Peer Reviewed Grading
If you are not familiar with peer review grading, here is how it works. For each project you are given four counterparts that review and grade your assignment. This is mostly double-blind, as neither the student or reviewer knows the other. I used my regular GitHub account on all assignments. So it was pretty obvious who I was. I was even emailed by a grader once who recognized me from my open source projects. Your grade is an average of what those four people gave you. At $49 a course maybe this is the only way they can afford grade. I currently spend nearly 100 times that for each of my PhD courses.
Overall, peer review grading worked good for me in all courses but one. Here are some of my concerns on peer grading.

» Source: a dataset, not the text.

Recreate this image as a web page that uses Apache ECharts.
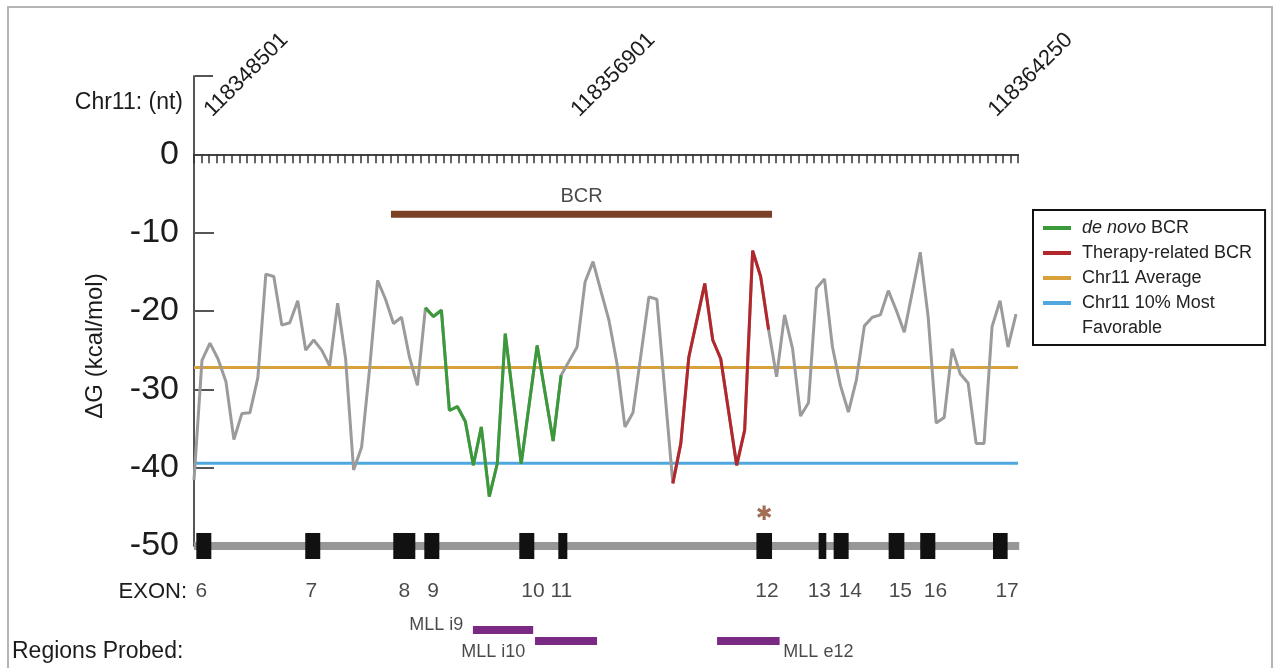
<!DOCTYPE html>
<html><head><meta charset="utf-8">
<script src="https://cdn.jsdelivr.net/npm/echarts@6/dist/echarts.min.js"></script>
<style>html,body{margin:0;padding:0;background:#fff}#c{width:1277px;height:668px}</style>
</head><body><div id="c"></div>
<script>
// ---- data ----
// ΔG (kcal/mol) per sampled window, window index -1 .. 102
const dG = [-41.6,
  -26.3,-24.1,-26.1,-29.0,-36.4,-33.1,-33.0,-28.5,-15.3,-15.6,
  -21.8,-21.5,-18.7,-25.0,-23.7,-25.0,-27.0,-19.0,-26.1,-40.3,
  -37.4,-27.4,-16.1,-18.5,-21.6,-20.8,-25.9,-29.5,-19.6,-20.7,
  -19.9,-32.7,-32.2,-34.1,-39.7,-34.8,-43.7,-39.5,-22.9,-31.2,
  -39.5,-31.9,-24.4,-30.5,-36.6,-28.2,-26.4,-24.6,-16.3,-13.7,
  -17.5,-21.2,-26.7,-34.8,-33.0,-25.6,-18.2,-18.5,-30.3,-42.0,
  -36.9,-25.9,-21.2,-16.5,-23.7,-26.1,-32.9,-39.7,-35.2,-12.3,
  -15.6,-22.4,-28.4,-20.5,-24.8,-33.4,-31.7,-17.1,-15.9,-24.6,
  -29.5,-32.9,-28.8,-21.9,-20.8,-20.5,-17.4,-19.9,-22.7,-17.6,
  -12.5,-20.8,-34.3,-33.6,-24.8,-28.0,-29.2,-36.9,-36.9,-22.0,
  -18.7,-24.6,-20.4];
const firstWindow = -1;
const denovoRange = [28, 45];     // window indices drawn green
const therapyRange = [59, 71];    // window indices drawn red
const chr11Average = -27.2;
const chr11Top10 = -39.45;
const yTickValues = [0, -10, -20, -30, -40, -50];
const yInnerTicks = [-10, -20, -30, -40];
const ntLabels = ['118348501', '118356901', '118364250'];
const ntLabelAt = [1.85, 50.4, 105.6];          // positions on the nt ruler scale
const exonNames = ['6','7','8','9','10','11','12','13','14','15','16','17'];
const exonStart = [-0.71,12.94,23.97,27.86,39.76,44.65,69.47,77.27,79.15,86.04,90.0,99.12];
const exonEnd   = [1.17,14.82,26.73,29.74,41.64,45.78,71.43,78.23,81.03,88.01,91.89,100.95];
const exonLabelAt = [-0.09,13.7,25.35,28.95,41.48,45.03,70.8,77.36,81.24,87.51,91.9,100.88];
const markedExon = '12';
const bcrSpan = [23.68, 71.43];
const bcrLevel = -7.65;
const probeNames = ['MLL i9', 'MLL i10', 'MLL e12'];
const probeStart = [33.95, 41.73, 64.54];
const probeEnd   = [41.5, 49.5, 72.38];
const probeRow   = [58, 69, 69];
const probeLabelAt = [[32.75, 53, 'right'], [36.5, 79.7, 'center'], [72.85, 79.7, 'left']];

// ---- chart ----
const NF = "'Liberation Sans',Arial,sans-serif";
const XMIN = -1, XMAX = 102.25;
const gray = '#9b9b9b', green = '#3a9a3a', red = '#b3262b', orange = '#d9a13b', blue = '#4ea7df';
const brown = '#7b4127', purple = '#7b2a84', ink = '#1c1c1c';

const pts = dG.map((v, i) => [i + firstWindow, v]);
const seg = r => pts.filter(p => p[0] >= r[0] && p[0] <= r[1]);
const exonData = exonStart.map((s, i) => [s, exonEnd[i], -50, exonNames[i]]);
const mi = exonNames.indexOf(markedExon);
const markX = (exonStart[mi] + exonEnd[mi]) / 2;

const chart = echarts.init(document.getElementById('c'), null, {renderer: 'canvas'});
chart.setOption({
  animation: false,
  backgroundColor: '#fff',
  textStyle: {fontFamily: NF},
  grid: [
    {left: 194, top: 76, width: 824, height: 470, outerBoundsMode: 'none', containLabel: false},
    {left: 194, top: 572, width: 824, height: 96, outerBoundsMode: 'none', containLabel: false}
  ],
  xAxis: [
    {gridIndex: 0, type: 'value', min: XMIN, max: XMAX, show: false, axisLine: {onZero: false}},
    {gridIndex: 0, type: 'value', position: 'top', min: 0, max: 109, interval: 1,
      axisLine: {show: true, onZero: true, lineStyle: {color: '#444', width: 2}},
      axisTick: {show: true, inside: true, length: 9, lineStyle: {color: '#333', width: 1.5}},
      splitLine: {show: false},
      axisLabel: {show: false}
    },
    {gridIndex: 1, type: 'value', min: XMIN, max: XMAX, show: false, axisLine: {onZero: false}}
  ],
  yAxis: [
    {gridIndex: 0, type: 'value', min: -50, max: 10, interval: 10,
      axisLine: {show: true, onZero: false, lineStyle: {color: '#555', width: 2}},
      axisTick: {show: true, inside: true, length: 20, customValues: yInnerTicks, lineStyle: {color: '#555', width: 2}},
      splitLine: {show: false},
      axisLabel: {customValues: yTickValues, fontSize: 34, margin: 15, color: ink, fontFamily: NF,
        formatter: v => (v > 0 ? '' : String(v))}
    },
    {gridIndex: 1, type: 'value', min: 0, max: 96, inverse: true, show: false, axisLine: {onZero: false}}
  ],
  legend: {
    orient: 'vertical', left: 1033, top: 210,
    data: ['de novo BCR', 'Therapy-related BCR', 'Chr11 Average', 'Chr11 10% Most Favorable'],
    icon: 'rect', itemWidth: 28, itemHeight: 4, itemGap: 7,
    padding: [9, 13, 33, 10],
    borderColor: '#111', borderWidth: 2, borderRadius: 0,
    selectedMode: false,
    formatter: n => n === 'de novo BCR' ? '{it|de novo} BCR' : (n === 'Chr11 10% Most Favorable' ? 'Chr11 10% Most' : n),
    textStyle: {fontSize: 18, color: '#222', fontFamily: NF, padding: [0, 0, 0, 6],
      rich: {it: {fontStyle: 'italic', fontSize: 18, color: '#222', fontFamily: NF}}}
  },
  series: [
    {name: 'Chr11 Average', type: 'line', xAxisIndex: 0, yAxisIndex: 0, data: [[XMIN, chr11Average], [XMAX, chr11Average]],
      symbol: 'none', color: orange, lineStyle: {color: orange, width: 3}, z: 2},
    {name: 'Chr11 10% Most Favorable', type: 'line', data: [[XMIN, chr11Top10], [XMAX, chr11Top10]],
      symbol: 'none', color: blue, lineStyle: {color: blue, width: 3}, z: 2},
    {name: 'BCR region', type: 'line', data: pts, symbol: 'none', color: gray,
      lineStyle: {color: gray, width: 3}, z: 3},
    {name: 'de novo BCR', type: 'line', data: seg(denovoRange), symbol: 'none', color: green,
      lineStyle: {color: green, width: 3}, z: 4},
    {name: 'Therapy-related BCR', type: 'line', data: seg(therapyRange), symbol: 'none', color: red,
      lineStyle: {color: red, width: 3}, z: 4},
    {name: 'gene track', type: 'line', data: [[XMIN, -50], [XMAX + 0.15, -50]], clip: false, symbol: 'none',
      lineStyle: {color: '#979797', width: 8}, z: 2},
    {name: 'exons', type: 'custom', data: exonData, encode: {x: [0, 1], y: 2}, clip: false, z: 5,
      renderItem: (params, api) => {
        const s = api.coord([api.value(0), api.value(2)]);
        const e = api.coord([api.value(1), api.value(2)]);
        return {type: 'rect', shape: {x: s[0], y: s[1] - 13, width: e[0] - s[0], height: 26}, style: {fill: '#111'}};
      }},
    {name: 'BCR', type: 'line', data: [[bcrSpan[0], bcrLevel], [bcrSpan[1], bcrLevel]], symbol: 'none',
      lineStyle: {color: brown, width: 7}, z: 4},
    {name: 'BCR label', type: 'scatter', data: [[(bcrSpan[0] + bcrSpan[1]) / 2, bcrLevel]], symbolSize: 0,
      label: {show: true, position: 'top', distance: 8, formatter: 'BCR', fontSize: 20, color: ink, fontFamily: NF}},
    {name: 'marked exon', type: 'scatter', data: [[markX, -46]], symbolSize: 0, clip: false,
      label: {show: true, position: 'inside', formatter: '\u2731', fontSize: 20, color: '#8b4a28', fontFamily: "'DejaVu Sans'"}},
    {name: 'exon labels', type: 'scatter', xAxisIndex: 2, yAxisIndex: 1, symbolSize: 0,
      data: exonLabelAt.map((x, i) => ({value: [x, 19.7], name: exonNames[i]})),
      label: {show: true, position: 'inside', formatter: p => p.name, fontSize: 21, color: ink, fontFamily: NF}},
    {name: 'probes', type: 'custom', xAxisIndex: 2, yAxisIndex: 1,
      data: probeStart.map((s, i) => [s, probeEnd[i], probeRow[i]]), encode: {x: [0, 1], y: 2},
      renderItem: (params, api) => {
        const s = api.coord([api.value(0), api.value(2)]);
        const e = api.coord([api.value(1), api.value(2)]);
        return {type: 'rect', shape: {x: s[0], y: s[1] - 4, width: e[0] - s[0], height: 8}, style: {fill: purple}};
      }},
    {name: 'probe labels', type: 'scatter', xAxisIndex: 2, yAxisIndex: 1, symbolSize: 0,
      data: probeLabelAt.map((p, i) => ({value: [p[0], p[1]], name: probeNames[i],
        label: {align: p[2]}})),
      label: {show: true, position: 'inside', formatter: p => p.name, fontSize: 18, color: ink, fontFamily: NF}}
  ]
});

// nt ruler labels, placed through the ruler axis scale
const rulerY = chart.convertToPixel({yAxisIndex: 0}, 0);
const ntTexts = ntLabels.map((t, i) => ({
  type: 'text', silent: true,
  x: chart.convertToPixel({xAxisIndex: 1}, ntLabelAt[i]), y: rulerY - 41,
  rotation: Math.PI / 4,
  style: {text: t, align: 'left', verticalAlign: 'middle', fontSize: 22, fontFamily: NF, fill: ink}
}));

chart.setOption({
  graphic: [
    {type: 'rect', silent: true, shape: {x: 8, y: 7, width: 1264, height: 720},
      style: {fill: 'none', stroke: '#b5b5b5', lineWidth: 2}},
    {type: 'polyline', silent: true, shape: {points: [[195, 76], [213, 76]]}, style: {stroke: '#555', lineWidth: 2}},
    {type: 'text', silent: true, x: 183, y: 103, style: {text: 'Chr11: (nt)', align: 'right', verticalAlign: 'middle',
      fontSize: 23, fontFamily: NF, fill: ink}},
    {type: 'text', silent: true, x: 95, y: 346, rotation: Math.PI / 2, style: {text: '\u0394G (kcal/mol)', align: 'center',
      verticalAlign: 'middle', fontSize: 24, fontFamily: NF, fill: ink}},
    {type: 'text', silent: true, x: 187, y: 592, style: {text: 'EXON:', align: 'right', verticalAlign: 'middle',
      fontSize: 22, fontFamily: NF, fill: ink}},
    {type: 'text', silent: true, x: 12, y: 652, style: {text: 'Regions Probed:', align: 'left', verticalAlign: 'middle',
      fontSize: 23, fontFamily: NF, fill: ink}},
    {type: 'text', silent: true, x: 1082, y: 328, style: {text: 'Favorable', align: 'left', verticalAlign: 'middle',
      fontSize: 18, fontFamily: NF, fill: '#222'}}
  ].concat(ntTexts)
});
</script></body></html>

- You probably have many graders who are pressed for time and just give high-marks without much thought. (just a guess/opinion)
- You are going to be graded by people who may not have not gotten the question correctly in the first place.
- You are instructed NOT to run the R program. So now I am being graded on someone's ability to mentally compile and execute my program?
- Each peer is going to apply different standards. You could get radically different marks depending on who your four peers were.
So here is my story in the one case where peer review did not work for me. I in the upper 98-99% range on most of these courses. Except for course #8. I had good scores going into the final project. However, two of my peers knocked me for these reasons:
- Two of my peers could not download my file from Coursera. Yet the other two had no problem. Fine, so I get a zero because someone's ISP was flaking out.
- Two of peers did not give me credit because the felt I had not used RMD for my report?? (which I had) Fine, so I lose a fair amount of points because two random peers did not know what RMD output looks like.
This took a toll on my grade, I still passed. But this is the one course I did not get "with distinction" on. Yeah big deal. In the grand scheme of things I don't really care. Just mildly annoying. However, if you are hovering near a 70%, and you get one or two bad reviewers you are probably toast.
Great program. It won't make you a star data scientist, but it will give you a great foundation to go from. Kaggle might be a good next step. Another might be a blog and doing some real, and interesting data science to showcase your skills! This is somewhat how I got into data science.